Written exercise:
Starting at the first line of the entries, extract each line up to and including the one that contains "edges = [float(y)", but leave out the pictures.

[Plotting code records]

========

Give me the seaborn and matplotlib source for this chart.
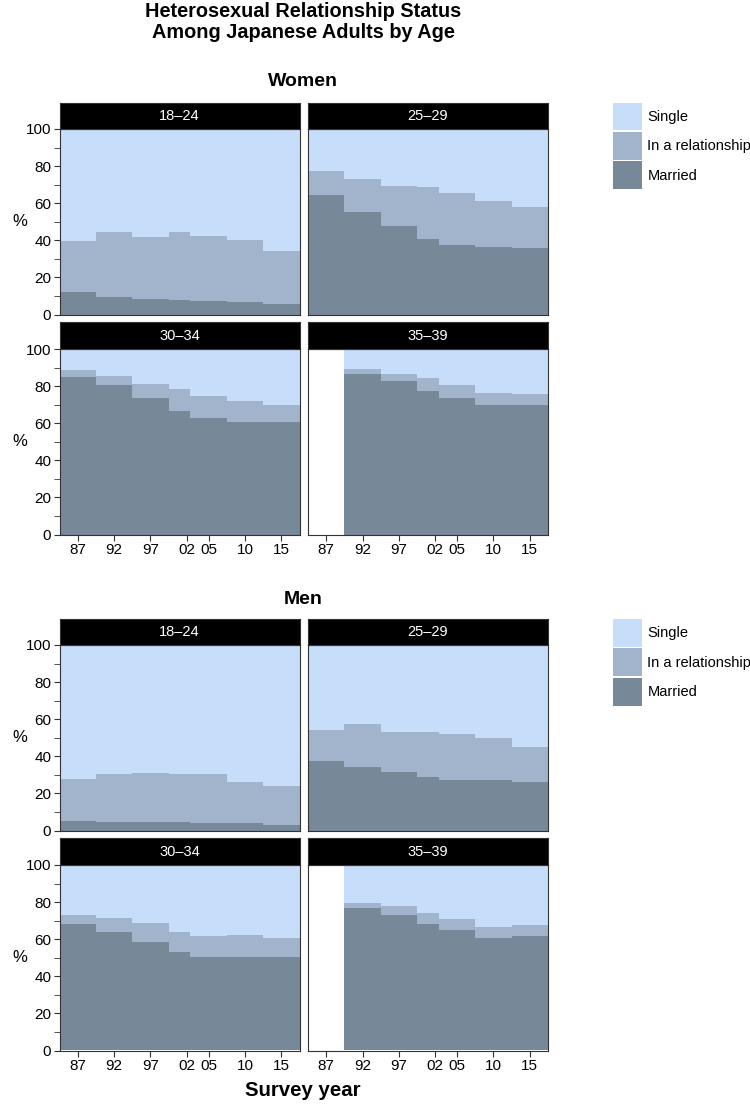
import numpy as np
import pandas as pd
import matplotlib.pyplot as plt
import seaborn as sns
from matplotlib.patches import Patch

# survey years and labels
years = np.array([1987, 1992, 1997, 2002, 2005, 2010, 2015])
year_labels = ['87', '92', '97', '02', '05', '10', '15']
age_groups = ['18–24', '25–29', '30–34', '35–39']
statuses = ['Single', 'In a relationship', 'Married']
status_colors = ['#C7DEFB', '#A2B4CB', '#778899']

# % married, one row per age group (nan = not surveyed)
women_married = [
    [12.1, 9.7, 8.3, 7.6, 7.2, 6.5, 5.6],
    [64.3, 55.3, 47.7, 40.9, 37.5, 36.6, 35.7],
    [84.9, 80.6, 73.6, 66.4, 62.6, 60.4, 60.5],
    [np.nan, 86.4, 83.0, 77.4, 73.8, 69.8, 69.7],
]
# % in a relationship
women_relationship = [
    [27.7, 34.6, 33.7, 36.7, 35.1, 33.5, 28.5],
    [12.8, 17.9, 21.5, 27.9, 28.1, 24.7, 22.3],
    [3.8, 4.7, 7.7, 11.8, 11.9, 11.4, 9.1],
    [np.nan, 2.6, 3.7, 7.1, 6.6, 6.3, 5.9],
]
men_married = [
    [5.2, 4.7, 4.7, 4.5, 4.3, 3.9, 3.2],
    [37.7, 34.2, 31.5, 28.6, 27.0, 27.0, 25.9],
    [68.2, 63.7, 58.6, 53.2, 50.4, 50.2, 50.4],
    [np.nan, 76.8, 73.0, 68.3, 65.0, 60.7, 61.6],
]
men_relationship = [
    [22.6, 25.8, 26.3, 26.2, 26.0, 22.1, 20.7],
    [16.5, 23.4, 21.8, 24.7, 25.1, 23.1, 19.1],
    [4.6, 7.7, 10.1, 10.6, 11.5, 11.9, 10.0],
    [np.nan, 2.8, 4.7, 5.6, 5.8, 6.0, 6.0],
]

sns.set_style('ticks')
plt.rcParams['font.family'] = ['Liberation Sans', 'DejaVu Sans']
plt.rcParams['text.color'] = 'black'

W, H = 750, 1105
fig = plt.figure(figsize=(W / 100, H / 100), dpi=100)

# each survey covers +-2.5 years, later surveys take over
edges = [float(y) - 2.5 for y in years] + [float(years[-1]) + 2.5]


def add_ax(x0, x1, y0, y1):
    return fig.add_axes([x0 / W, 1 - y1 / H, (x1 - x0) / W, (y1 - y0) / H])


def draw_block(married, relationship, top, legend_top):
    cols = [(59.5, 299.5), (308, 548)]
    rows = [(top, top + 26, top + 211.5), (top + 219, top + 246, top + 431.5)]
    for i, age in enumerate(age_groups):
        r, c = divmod(i, 2)
        x0, x1 = cols[c]
        s0, s1, y1 = rows[r]
        m = np.array(married[i])
        rel = np.array(relationship[i])
        single = 100 - m - rel
        ok = ~np.isnan(m)
        ax = add_ax(x0, x1, s1, y1)
        layers = [m + rel + single, m + rel, m]
        for vals, col in zip(layers, status_colors):
            df = pd.DataFrame({'year': years[ok], 'pct': vals[ok]})
            sns.histplot(data=df, x='year', weights='pct', bins=edges, element='step',
                         fill=True, color=col, alpha=1, linewidth=0, ax=ax)
        ax.set_xlim(edges[0], edges[-1])
        ax.set_ylim(0, 100)
        ax.set_xlabel('')
        ax.set_ylabel('')
        for sp in ax.spines.values():
            sp.set_color('#333333')
            sp.set_linewidth(0.8)
        ax.tick_params(length=4, color='#333333', labelsize=11, labelcolor='black', pad=2)
        ax.set_xticks(years)
        if r == 1:
            ax.set_xticklabels(year_labels)
        else:
            ax.tick_params(axis='x', bottom=False, labelbottom=False)
        if c == 0:
            ax.set_yticks([0, 20, 40, 60, 80, 100])
            ax.set_yticks([10, 30, 50, 70, 90], minor=True)
            ax.tick_params(axis='y', which='minor', length=4, color='#333333', left=True)
        else:
            ax.tick_params(axis='y', left=False, labelleft=False)
        # strip
        sax = add_ax(x0, x1, s0, s1)
        sax.set_facecolor('black')
        sax.set_xticks([])
        sax.set_yticks([])
        for sp in sax.spines.values():
            sp.set_color('#333333')
        sax.text(0.5, 0.5, age, color='white', fontsize=10.5, ha='center', va='center',
                 transform=sax.transAxes)
    for s0, s1, y1 in rows:
        fig.text(20 / W, 1 - (s1 + y1) / 2 / H, '%', fontsize=12, ha='center', va='center')

    handles = [Patch(facecolor=c, edgecolor='none') for c in status_colors]
    fig.legend(handles, statuses, loc='upper left',
               bbox_to_anchor=(613 / W, 1 - legend_top / H), frameon=False,
               fontsize=10.5, handlelength=2.0, handleheight=2.55, labelspacing=0.12,
               handletextpad=0.35, borderpad=0, borderaxespad=0, labelcolor='black')


fig.text(303 / W, 1 - 22 / H, 'Heterosexual Relationship Status\nAmong Japanese Adults by Age',
         fontsize=14.3, fontweight='bold', ha='center', va='center', linespacing=1.1)
fig.text(303 / W, 1 - 82 / H, 'Women', fontsize=14, fontweight='bold', ha='center', va='center')
draw_block(women_married, women_relationship, 103, 102.5)
fig.text(303 / W, 1 - 600 / H, 'Men', fontsize=14, fontweight='bold', ha='center', va='center')
draw_block(men_married, men_relationship, 619, 619)
fig.text(303 / W, 1 - 1091 / H, 'Survey year', fontsize=14.7, fontweight='bold', ha='center', va='center')

fig.savefig('out.png', dpi=100)
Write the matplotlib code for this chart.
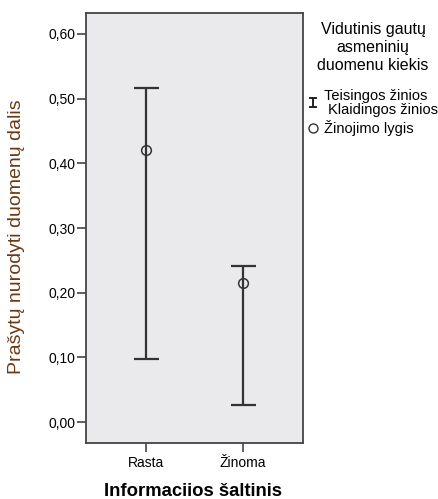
import numpy as np
import matplotlib
matplotlib.use('Agg')
import matplotlib.pyplot as plt
from matplotlib.lines import Line2D

categories = ['Rasta', 'Žinoma']
means = [0.420, 0.215]
upper = [0.516, 0.242]
lower = [0.097, 0.027]
yticks = [0.0, 0.1, 0.2, 0.3, 0.4, 0.5, 0.6]

plt.rcParams['font.family'] = ['Liberation Sans', 'DejaVu Sans']

fig = plt.figure(figsize=(4.38, 4.99), dpi=100)
ax = fig.add_axes([0.196, 0.112, 0.496, 0.862])
ax.set_facecolor('#eaeaec')

x = np.arange(len(categories))
m = np.array(means)
err = np.array([m - np.array(lower), np.array(upper) - m])
ax.errorbar(x, m, yerr=err, fmt='none', ecolor='#333333', elinewidth=1.6,
            capsize=9, capthick=1.6)
ax.plot(x, m, 'o', mfc='none', mec='#333333', ms=7, mew=1.1)

ax.set_xlim(-0.617, 1.62)
ax.set_ylim(-0.0325, 0.6325)
ax.set_xticks(x)
ax.set_xticklabels(categories, fontsize=10)
ax.set_yticks(yticks)
ax.set_yticklabels([('%.2f' % v).replace('.', ',') for v in yticks], fontsize=10)
ax.tick_params(axis='y', length=6.5, width=1.2, color='#444444', pad=1)
ax.tick_params(axis='x', length=6.5, width=1.2, color='#444444', pad=3)
for s in ax.spines.values():
    s.set_color('#444444')
    s.set_linewidth(1.3)

ax.set_ylabel('Prašytų nurodyti duomenų dalis', fontsize=14, color='#6b3a14')
ax.yaxis.set_label_coords(-0.28, 0.481)
ax.set_xlabel('Informaciios šaltinis', fontsize=13.3, fontweight='bold', va='baseline')
ax.xaxis.set_label_coords(0.495, -0.124)

# legend drawn as figure text
title_lines = ['Vidutinis gautų', 'asmeninių', 'duomenu kiekis']
for line, yy in zip(title_lines, [0.940, 0.904, 0.868]):
    fig.text(0.852, yy, line, ha='center', va='center', fontsize=11.5)
fig.text(0.740, 0.808, 'Teisingos žinios', fontsize=10.5, va='center')
fig.text(0.749, 0.779, 'Klaidingos žinios', fontsize=10.5, va='center')
fig.text(0.740, 0.744, 'Žinojimo lygis', fontsize=10.5, va='center')
ix, y0, y1 = 0.715, 0.785, 0.804
fig.add_artist(Line2D([ix, ix], [y0, y1], color='#222222', lw=1.4,
                      transform=fig.transFigure))
for yy in [y0, y1]:
    fig.add_artist(Line2D([ix - 0.007, ix + 0.007], [yy, yy], color='#222222', lw=1.4,
                          transform=fig.transFigure))
fig.add_artist(Line2D([ix], [0.744], marker='o', mfc='none', mec='#333333', ms=6.5,
                      mew=1.0, transform=fig.transFigure))

fig.savefig('out.png', dpi=100)
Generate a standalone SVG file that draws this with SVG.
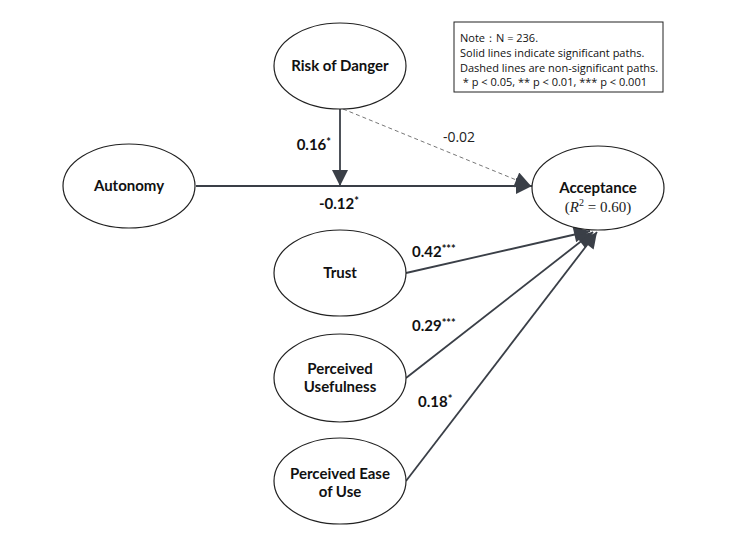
<svg xmlns="http://www.w3.org/2000/svg" width="750" height="538" viewBox="0 0 750 538">
<style>
.node ellipse{fill:#fff;stroke:#222;stroke-width:1.2}
.lbl{font-family:Lato,"Open Sans",sans-serif;font-weight:bold;font-size:15px;fill:#111;text-anchor:middle}
.coef{font-family:Lato,"Open Sans",sans-serif;font-weight:bold;font-size:15px;fill:#111}
.sup{font-size:11px}
.edge{stroke:#3a3f47;stroke-width:1.8;fill:none}
.dash{stroke:#777;stroke-width:1;stroke-dasharray:4,3;fill:none}
.note{font-family:"Open Sans","Noto Sans",sans-serif;font-size:11px;fill:#111}
</style>
<defs>
<marker id="ahb" viewBox="0 0 10 10" refX="10" refY="5" markerWidth="18" markerHeight="16" markerUnits="userSpaceOnUse" orient="auto">
<path d="M0,0 L10,5 L0,10 z" fill="#3a3f47"/>
</marker>
</defs>
<rect width="750" height="538" fill="#fff"/>
<g id="connectors">
<line class="dash" x1="343" y1="109" x2="531" y2="186" marker-end="url(#ahb)"/>
<line class="edge" x1="196" y1="186" x2="532" y2="186" marker-end="url(#ahb)"/>
<line class="edge" x1="340" y1="109" x2="340" y2="186" marker-end="url(#ahb)"/>
<line class="edge" x1="406" y1="273" x2="590" y2="231" marker-end="url(#ahb)"/>
<line class="edge" x1="406" y1="378" x2="593" y2="232" marker-end="url(#ahb)"/>
<line class="edge" x1="406" y1="481" x2="597" y2="232" marker-end="url(#ahb)"/>
<text class="coef" x="331" y="150" text-anchor="end">0.16<tspan class="sup" dy="-4">*</tspan></text>
<text class="coef" x="339" y="209" text-anchor="middle">-0.12<tspan class="sup" dy="-4">*</tspan></text>
<text x="459" y="142" text-anchor="middle" style="font-family:'Open Sans','Noto Sans',sans-serif;font-size:14px;fill:#222">-0.02</text>
<text class="coef" x="412" y="257">0.42<tspan class="sup" dy="-4">***</tspan></text>
<text class="coef" x="412" y="331">0.29<tspan class="sup" dy="-4">***</tspan></text>
<text class="coef" x="418" y="407">0.18<tspan class="sup" dy="-4">*</tspan></text>
</g>
<g id="risk" class="node"><ellipse cx="340" cy="66" rx="66" ry="43"/><text class="lbl" x="340" y="71">Risk of Danger</text></g>
<g id="autonomy" class="node"><ellipse cx="129" cy="186" rx="66" ry="42"/><text class="lbl" x="129" y="191">Autonomy</text></g>
<g id="acceptance" class="node"><ellipse cx="598" cy="188" rx="66" ry="42"/><text class="lbl" x="598" y="193">Acceptance</text>
<text x="598" y="212" text-anchor="middle" style="font-family:'Liberation Serif',serif;font-size:15px;fill:#222">(<tspan font-style="italic">R</tspan><tspan font-size="10" dy="-6">2</tspan><tspan dy="6"> = 0.60)</tspan></text></g>
<g id="trust" class="node"><ellipse cx="340" cy="273" rx="66" ry="43"/><text class="lbl" x="340" y="278">Trust</text></g>
<g id="pu" class="node"><ellipse cx="340" cy="378" rx="66" ry="44"/><text class="lbl" x="340" y="374">Perceived</text><text class="lbl" x="340" y="392">Usefulness</text></g>
<g id="peou" class="node"><ellipse cx="340" cy="481" rx="66" ry="43"/><text class="lbl" x="340" y="479">Perceived Ease</text><text class="lbl" x="340" y="497">of Use</text></g>
<g id="note">
<rect x="454" y="22" width="209" height="70" fill="#fff" stroke="#222" stroke-width="1"/>
<text class="note" x="460" y="42">Note：N = 236.</text>
<text class="note" x="460" y="57">Solid lines indicate significant paths.</text>
<text class="note" x="460" y="72">Dashed lines are non-significant paths.</text>
<text class="note" x="460" y="86" xml:space="preserve"> * p &lt; 0.05, ** p &lt; 0.01, *** p &lt; 0.001</text>
</g>
</svg>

========

Response to this exercise:
Give me the seaborn and matplotlib source for this chart.
import numpy as np
import pandas as pd
import matplotlib.pyplot as plt
import seaborn as sns
from matplotlib.patches import Patch

# survey years and labels
years = np.array([1987, 1992, 1997, 2002, 2005, 2010, 2015])
year_labels = ['87', '92', '97', '02', '05', '10', '15']
age_groups = ['18–24', '25–29', '30–34', '35–39']
statuses = ['Single', 'In a relationship', 'Married']
status_colors = ['#C7DEFB', '#A2B4CB', '#778899']

# % married, one row per age group (nan = not surveyed)
women_married = [
    [12.1, 9.7, 8.3, 7.6, 7.2, 6.5, 5.6],
    [64.3, 55.3, 47.7, 40.9, 37.5, 36.6, 35.7],
    [84.9, 80.6, 73.6, 66.4, 62.6, 60.4, 60.5],
    [np.nan, 86.4, 83.0, 77.4, 73.8, 69.8, 69.7],
]
# % in a relationship
women_relationship = [
    [27.7, 34.6, 33.7, 36.7, 35.1, 33.5, 28.5],
    [12.8, 17.9, 21.5, 27.9, 28.1, 24.7, 22.3],
    [3.8, 4.7, 7.7, 11.8, 11.9, 11.4, 9.1],
    [np.nan, 2.6, 3.7, 7.1, 6.6, 6.3, 5.9],
]
men_married = [
    [5.2, 4.7, 4.7, 4.5, 4.3, 3.9, 3.2],
    [37.7, 34.2, 31.5, 28.6, 27.0, 27.0, 25.9],
    [68.2, 63.7, 58.6, 53.2, 50.4, 50.2, 50.4],
    [np.nan, 76.8, 73.0, 68.3, 65.0, 60.7, 61.6],
]
men_relationship = [
    [22.6, 25.8, 26.3, 26.2, 26.0, 22.1, 20.7],
    [16.5, 23.4, 21.8, 24.7, 25.1, 23.1, 19.1],
    [4.6, 7.7, 10.1, 10.6, 11.5, 11.9, 10.0],
    [np.nan, 2.8, 4.7, 5.6, 5.8, 6.0, 6.0],
]

sns.set_style('ticks')
plt.rcParams['font.family'] = ['Liberation Sans', 'DejaVu Sans']
plt.rcParams['text.color'] = 'black'

W, H = 750, 1105
fig = plt.figure(figsize=(W / 100, H / 100), dpi=100)

# each survey covers +-2.5 years, later surveys take over
edges = [float(y) - 2.5 for y in years] + [float(years[-1]) + 2.5]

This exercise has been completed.